Ulp -- A.B. is the murder victim!

Scene 3: Jasmine takes the elevator down, and flashes back to meeting A.B. on the same elevator earlier that evening. She congratulates him on his upcoming retirement, but he announces that he's not retiring after all, so no Chief Usher job for her.  She bangs the doors and screams.  

Later Jasmine returns to a roomful of people, including the President's friend Hollinger, Secret Service Agent Trask, the FBI director, the head of the National Park Police, and Lawrence Dokes, chief of the Washington, DC metropolitan police. 

Scene 4: Testimony switches to Chief Dokes (Isiah Whitlock, Jr.).  He explains that the White House is his jurisdiction.  No, it's not.    

Back at the crime scene, he brings in Cordelia Cupp, the greatest detective in the world, to help out.  She's on the South Lawn, bird watching.
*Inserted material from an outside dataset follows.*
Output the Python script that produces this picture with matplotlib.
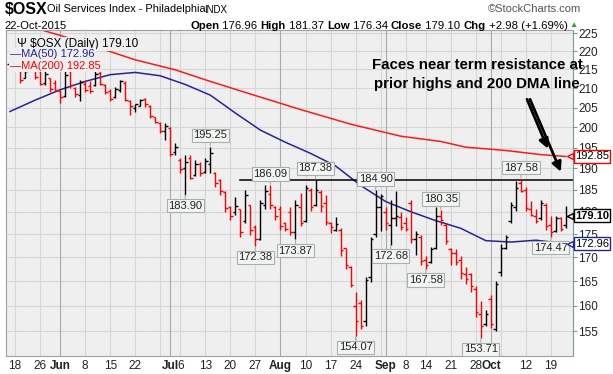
import numpy as np
import pandas as pd
import matplotlib
matplotlib.use('Agg')
import matplotlib.pyplot as plt
from matplotlib.ticker import FixedLocator, NullLocator

plt.rcParams['font.family'] = ['Liberation Sans', 'DejaVu Sans']

# trading days of the chart (weekdays minus market holidays)
holidays = ['2015-05-25', '2015-07-03', '2015-09-07']
dates = pd.bdate_range('2015-05-15', '2015-10-22')
dates = dates[~dates.isin(pd.to_datetime(holidays))]

opens = [216.5, 217.5, 216.0, 212.8, 216.0, 216.5, 214.5, 211.5, 212.6, 211.5,
         209.4, 208.0, 214.5, 210.0, 208.2, 211.2, 210.5, 210.8, 214.0, 210.8,
         209.4, 207.6, 209.5, 211.5, 206.8, 204.8, 205.5, 207.2, 205.5, 202.5,
         201.2, 199.0, 199.8, 194.0, 192.0, 190.0, 192.5, 188.5, 191.0, 189.2,
         191.0, 189.0, 187.2, 184.5, 181.0, 180.0, 180.5, 178.0, 181.5, 176.5,
         174.0, 181.5, 184.0, 181.0, 180.5, 177.5, 180.0, 175.5, 181.0, 178.0,
         185.0, 181.5, 184.5, 182.0, 177.5, 176.0, 176.0, 172.0, 168.0, 160.0,
         160.5, 157.0, 166.0, 175.0, 181.0, 180.0, 177.0, 178.5, 178.8, 177.5,
         182.0, 174.0, 174.5, 169.5, 169.0, 172.0, 179.0, 177.0, 171.8, 171.0,
         169.5, 166.5, 166.5, 163.5, 158.5, 156.5, 161.5, 155.5, 167.0, 172.0,
         178.0, 181.0, 186.5, 185.0, 180.5, 179.0, 178.5, 181.5, 177.0, 175.8,
         178.5, 176.96]
highs = [217.3, 218.4, 216.2, 215.2, 217.2, 217.0, 216.5, 214.9, 212.8, 212.3,
         209.6, 214.9, 214.9, 210.4, 212.3, 212.3, 211.8, 214.5, 214.5, 211.0,
         209.8, 210.4, 212.3, 211.8, 207.0, 206.0, 207.2, 207.5, 205.7, 202.7,
         201.4, 201.1, 200.1, 196.2, 192.6, 193.3, 193.3, 192.1, 191.6, 192.5,
         195.25, 189.2, 187.4, 184.6, 181.3, 183.4, 180.6, 185.0, 181.6, 177.1,
         182.7, 186.0, 186.09, 181.3, 181.3, 177.8, 181.0, 182.7, 184.3, 186.2,
         185.5, 187.38, 185.0, 183.9, 177.7, 178.7, 176.4, 172.1, 168.1, 162.9,
         161.3, 165.8, 174.5, 184.9, 184.0, 181.0, 182.7, 184.6, 180.0, 178.8,
         182.7, 175.6, 174.9, 170.3, 172.3, 181.1, 180.35, 177.5, 172.1, 171.7,
         170.3, 168.0, 166.8, 164.0, 160.9, 159.1, 162.3, 165.0, 172.8, 174.9,
         182.2, 187.0, 187.58, 185.7, 182.4, 180.5, 182.7, 182.0, 179.0, 179.0,
         178.8, 181.37]
lows = [216.0, 216.6, 211.5, 212.6, 215.8, 212.4, 210.8, 210.9, 209.0, 209.2,
        206.2, 207.8, 210.2, 207.8, 206.6, 209.0, 208.8, 210.6, 210.8, 208.6,
        206.7, 207.4, 209.0, 206.7, 203.2, 203.8, 205.3, 205.2, 202.4, 201.2,
        198.7, 196.9, 193.0, 193.3, 189.0, 183.9, 187.4, 188.1, 188.3, 188.8,
        189.0, 185.7, 183.9, 180.0, 178.2, 179.3, 174.3, 177.5, 174.9, 172.38,
        173.8, 180.5, 180.5, 178.2, 176.0, 175.6, 174.9, 173.87, 176.7, 177.7,
        180.2, 181.2, 180.0, 177.1, 175.3, 175.6, 170.3, 167.5, 163.8, 154.07,
        155.4, 156.0, 164.8, 174.3, 175.6, 176.0, 172.68, 176.7, 176.0, 175.6,
        173.2, 170.6, 168.5, 167.58, 168.8, 171.7, 177.1, 172.8, 168.3, 168.5,
        165.4, 164.4, 162.8, 157.8, 153.71, 156.0, 155.7, 155.0, 166.2, 171.7,
        177.5, 180.2, 184.5, 180.2, 179.0, 177.5, 178.2, 176.0, 174.47, 175.5,
        175.8, 176.34]
closes = [217.0, 217.6, 212.2, 214.6, 216.6, 213.0, 211.2, 213.8, 209.8, 209.5,
          207.6, 213.5, 210.8, 208.4, 211.6, 209.6, 209.2, 213.8, 211.2, 209.0,
          207.2, 209.8, 211.8, 207.0, 205.5, 205.8, 207.0, 205.8, 202.8, 201.4,
          199.2, 200.3, 193.5, 195.2, 189.8, 191.5, 187.8, 191.0, 189.0, 191.8,
          193.8, 186.5, 184.8, 180.8, 179.0, 181.2, 175.5, 183.8, 176.0, 174.0,
          182.0, 184.8, 181.5, 179.0, 176.8, 176.2, 175.5, 181.5, 177.5, 185.5,
          181.0, 185.0, 181.2, 177.8, 176.6, 177.2, 171.5, 168.3, 164.3, 157.0,
          156.0, 165.2, 174.0, 181.0, 183.5, 177.5, 178.5, 179.0, 176.5, 176.2,
          174.0, 175.0, 169.2, 168.5, 171.8, 179.0, 178.2, 173.5, 171.0, 169.0,
          166.8, 165.5, 164.0, 158.8, 156.0, 158.5, 156.5, 164.5, 172.0, 174.5,
          181.5, 185.5, 184.8, 180.8, 179.3, 178.0, 182.0, 176.8, 175.5, 178.5,
          176.12, 179.10]

ma50_dates = ['2015-05-15', '2015-05-22', '2015-06-01', '2015-06-08', '2015-06-15',
              '2015-06-22', '2015-06-29', '2015-07-07', '2015-07-14', '2015-07-21',
              '2015-07-28', '2015-08-04', '2015-08-11', '2015-08-18', '2015-08-25',
              '2015-09-01', '2015-09-09', '2015-09-16', '2015-09-23', '2015-09-30',
              '2015-10-07', '2015-10-14', '2015-10-22']
ma50_vals = [204.0, 206.9, 209.6, 211.8, 213.6, 214.2, 213.3, 211.0, 208.2, 203.6,
             199.3, 196.3, 193.6, 190.6, 186.0, 182.3, 180.0, 178.0, 176.3, 173.6,
             173.3, 173.7, 172.96]
ma200_dates = ['2015-05-15', '2015-05-26', '2015-06-04', '2015-06-12', '2015-06-22',
               '2015-07-02', '2015-07-14', '2015-07-24', '2015-08-07', '2015-08-21',
               '2015-09-04', '2015-09-17', '2015-09-24', '2015-10-06', '2015-10-15',
               '2015-10-22']
ma200_vals = [228.5, 226.0, 223.1, 220.3, 217.6, 214.9, 211.8, 208.5, 204.5, 200.8,
              197.8, 196.5, 195.1, 194.3, 193.3, 192.85]

tick_dates = ['2015-05-18', '2015-05-26', '2015-06-01', '2015-06-08', '2015-06-15',
              '2015-06-22', '2015-07-01', '2015-07-06', '2015-07-13', '2015-07-20',
              '2015-07-27', '2015-08-03', '2015-08-10', '2015-08-17', '2015-08-24',
              '2015-09-01', '2015-09-08', '2015-09-14', '2015-09-21', '2015-09-28',
              '2015-10-01', '2015-10-12', '2015-10-19']
tick_labels = ['18', '26', 'Jun', '8', '15', '22', 'Jul', '6', '13', '20', '27', 'Aug',
               '10', '17', '24', 'Sep', '8', '14', '21', '28', 'Oct', '12', '19']
extra_grid_dates = ['2015-06-29', '2015-08-31', '2015-10-05']

marks = [('2015-07-07', 183.90, 'low'), ('2015-07-14', 195.25, 'high'),
         ('2015-07-27', 172.38, 'low'), ('2015-07-30', 186.09, 'high'),
         ('2015-08-06', 173.87, 'low'), ('2015-08-12', 187.38, 'high'),
         ('2015-08-24', 154.07, 'low'), ('2015-08-28', 184.90, 'high'),
         ('2015-09-02', 172.68, 'low'), ('2015-09-14', 167.58, 'low'),
         ('2015-09-17', 180.35, 'high'), ('2015-09-29', 153.71, 'low'),
         ('2015-10-09', 187.58, 'high'), ('2015-10-19', 174.47, 'low')]

resistance = 187.3
resistance_from = '2015-07-22'
yticks = list(range(155, 226, 5))


def pos(d):
    return dates.get_loc(pd.Timestamp(d))


x = np.arange(len(dates))
cols = ['black'] + ['black' if closes[i] >= closes[i - 1] else 'red' for i in range(1, len(closes))]

fig = plt.figure(figsize=(6.13, 3.74), dpi=100)
ax = fig.add_axes([0.0106, 0.048, 0.9241, 0.8722])
ax.set_facecolor('#efefef')
ax.set_yscale('log')
ax.set_xlim(-0.7, 112.4)
ax.set_ylim(150.3, 225.9)

# grid
for p in yticks:
    ax.axhline(p, color='#d6d6d6', lw=0.8, zorder=0)
month_starts = ['2015-06-01', '2015-07-01', '2015-08-03', '2015-09-01', '2015-10-01']
for d in tick_dates + extra_grid_dates:
    ax.axvline(pos(d), color='#aaaaaa' if d in month_starts else '#d6d6d6', lw=0.8, zorder=0)

# OHLC bars
ax.vlines(x, lows, highs, colors=cols, lw=1.0, zorder=3)
ax.hlines(opens, x - 0.5, x, colors=cols, lw=1.0, zorder=3)
ax.hlines(closes, x, x + 0.5, colors=cols, lw=1.0, zorder=3)

# moving averages
ax.plot([pos(d) for d in ma50_dates], ma50_vals, color='#24249a', lw=1.1, zorder=2)
ax.plot([pos(d) for d in ma200_dates], ma200_vals, color='#ff1a1a', lw=1.1, zorder=2)

# resistance line
ax.plot([pos(resistance_from), 112.4], [resistance, resistance], color='black', lw=1.1, zorder=2)

# high / low labels
for d, v, kind in marks:
    off = 8 if kind == 'high' else -8
    ax.annotate(f'{v:.2f}', xy=(pos(d), v), xytext=(0, off), textcoords='offset points',
                ha='center', va='center', fontsize=8, color='#222222', zorder=6,
                bbox=dict(boxstyle='square,pad=0.15', fc='#f3f5f3', ec='#a3b3ab', lw=0.8),
                arrowprops=dict(arrowstyle='-', color='#a3b3ab', lw=0.8, shrinkA=0, shrinkB=0.5))

# axes styling
ax.yaxis.tick_right()
ax.yaxis.set_major_locator(FixedLocator(yticks))
ax.yaxis.set_minor_locator(NullLocator())
ax.set_yticklabels([str(t) for t in yticks])
ax.tick_params(axis='y', length=3, width=0.8, color='#7a9a9a', pad=1, labelsize=8.5, labelcolor='#222222')
ax.set_xticks([pos(d) for d in tick_dates])
ax.set_xticklabels(tick_labels)
ax.tick_params(axis='x', length=0, pad=3, labelsize=8.5, labelcolor='#222222')
for lab in ax.get_xticklabels():
    if lab.get_text().isalpha():
        lab.set_fontweight('bold')
for s in ['left', 'top', 'bottom']:
    ax.spines[s].set_color('#a0a0a0')
    ax.spines[s].set_linewidth(0.8)
ax.spines['right'].set_color('#7a9a9a')
ax.spines['right'].set_linestyle((0, (1, 1)))

# value tags on the right axis
tags = [(ma200_vals[-1], '#ff0000', 'normal'), (closes[-1], 'black', 'bold'), (ma50_vals[-1], '#24249a', 'normal')]
for v, c, w in tags:
    ax.annotate(f'{v:.2f}', xy=(1.0, v), xycoords=('axes fraction', 'data'), xytext=(1.5, 0),
                textcoords='offset points', ha='left', va='center', fontsize=8, fontweight=w,
                color='black', annotation_clip=False, zorder=7,
                bbox=dict(boxstyle='square,pad=0.12', fc='white', ec=c, lw=1.0))
    ax.plot([0.9955], [v], marker='<', ms=5, mfc='white', mec=c, mew=1.0,
            transform=ax.get_yaxis_transform(), clip_on=False, zorder=8)

# legend
ax.text(0.018, 0.975, '\u03a8 $OSX (Daily) 179.10', transform=ax.transAxes, fontsize=8.5,
        va='top', ha='left', color='black', zorder=7,
        bbox=dict(boxstyle='square,pad=0.1', fc='#efefef', ec='none'))
ax.text(0.006, 0.94, '\u2014MA(50) 172.96', transform=ax.transAxes, fontsize=8,
        va='top', ha='left', color='#24249a', zorder=7,
        bbox=dict(boxstyle='square,pad=0.1', fc='#efefef', ec='none'))
ax.text(0.006, 0.905, '\u2014MA(200) 192.85', transform=ax.transAxes, fontsize=8,
        va='top', ha='left', color='#ff0000', zorder=7,
        bbox=dict(boxstyle='square,pad=0.1', fc='#efefef', ec='none'))

# comment and arrows
ax.text(0.831, 0.863, 'Faces near term resistance at\nprior highs and 200 DMA line',
        transform=ax.transAxes, ha='center', va='center', fontsize=10.8, fontweight='bold',
        linespacing=1.45, zorder=7)
ax.annotate('', xy=(107.6, 194.1), xytext=(103.0, 207.8),
            arrowprops=dict(arrowstyle='-|>', color='black', lw=2, mutation_scale=14))
ax.annotate('', xy=(110.2, 188.6), xytext=(103.6, 207.8),
            arrowprops=dict(arrowstyle='-|>', color='black', lw=2, mutation_scale=14))

# header
fig.text(0.008, 0.975, '$OSX', fontsize=11.5, fontweight='bold', va='center', ha='left')
fig.text(0.076, 0.975, 'Oil Services Index - Philadelphia', fontsize=7.9, va='center', ha='left')
fig.text(0.333, 0.973, 'INDX', fontsize=7, va='center', ha='left')
fig.text(0.948, 0.975, '\u00a9StockCharts.com', fontsize=8, va='center', ha='right', color='#555555')
fig.text(0.008, 0.930, '22-Oct-2015', fontsize=8, va='center', ha='left')
hdr = [('Open', True), (' 176.96 ', False), ('High', True), (' 181.37 ', False),
       ('Low', True), (' 176.34 ', False), ('Close', True), (' 179.10 ', False),
       ('Chg', True), (' +2.98 (+1.69%)', False)]
xh = 0.31
r = fig.canvas.get_renderer()
for txt, b in hdr:
    t = fig.text(xh, 0.930, txt, fontsize=8.2, fontweight='bold' if b else 'normal', va='center', ha='left')
    xh += t.get_window_extent(r).width / fig.bbox.width
fig.text(xh + 0.003, 0.932, '\u25b2', fontsize=6, color='#22aa22', va='center', ha='left')

fig.savefig('out.png', dpi=100)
Best Friend Hollinger insists that it was a suicide, so they don't need an investigation.


Cordelia enters, discussing Teddy Roosevelt's list of birds (a real thing), and examines the body and the room -- it was locked from the inside -- a locked room mystery!   

Next she interviews the person who found the body: the President's mother-in-law, Jane Curtin in a bathrobe, who was watching a movie on tv.  She didn't go to the dinner because she doesn't like talking to people, especially her son's husband, the President.  First indication that the President is gay at Minute 14.  She heard a thump and a door close, and investigated to find the body in the Game Room.  


Cordelia gets a tour of the various other bedrooms, gym, music room, and solarium.  The President's brother Tripp was asleep, heard the scream, and went back to bed.  Best Friend Hollinger has a room there, too, which makes Cordelia suspicious.

Hollinger explains the severity of the situation: the last administration pissed off the Australians (and the Canadians, and the Danes, and...well, everybody), and this is a state dinner designed to smooth over relations.  They need to figure out what happened and put the least disastrous spin on it in 45 minutes.